Sul sito dell’Osservatorio ambientale della Svizzera italiana è possibile – tramite una mappa interattiva – visualizzare tutti i siti inquinati in Ticino. Sono centinaia, e variano a seconda della classificazione (da sito dove non sono previsti effetti dannosi a sito dove si impone una bonifica). «Nel nostro cantone ci sono circa 1.725 iscrizioni nel catasto dei siti inquinati», commenta il capoufficio. «Di queste meno di una decina si riferiscono a siti contaminati, cioè da risanare obbligatoriamente ai sensi OSiti. La procedura di bonifica di questi siti è avviata oppure è ancora in corso. Le cifre, va sottolineato, sono in linea con i numeri degli altri cantoni».
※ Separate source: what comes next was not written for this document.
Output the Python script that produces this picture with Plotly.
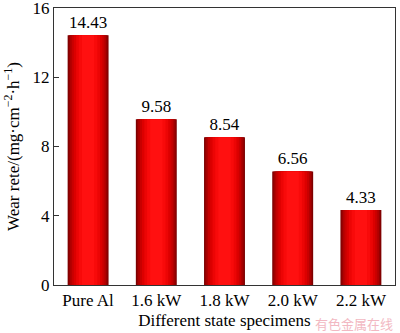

Tra pneumatici e frigoriferi

Un altro caso eclatante di inquinamento riguarda la discarica ex Russo a Pollegio. Il sito fu utilizzato abusivamente nel periodo tra la metà degli anni Sessanta e il 2000 quale centro di raccolta, trattamento, demolizione e deposito di rifiuti (auto, rottami metallici, pneumatici, rifiuti industriali, frigoriferi). Risultato: 16.000 metri cubi di materiale da bonificare. Il preventivo parla di 3 milioni di franchi a carico dello Stato, essendo deceduto il responsabile. «La bonifica a Pollegio è prevista nel corso dell’estate 2020», rileva Mauro Togni. «Il sito è conosciuto e il risanamento è abbastanza semplice (si tratta di scavare, eseguire una separazione dei rifiuti, e in seguito smaltirli), non sono dunque prevedibili sorpassi del preventivo di spesa».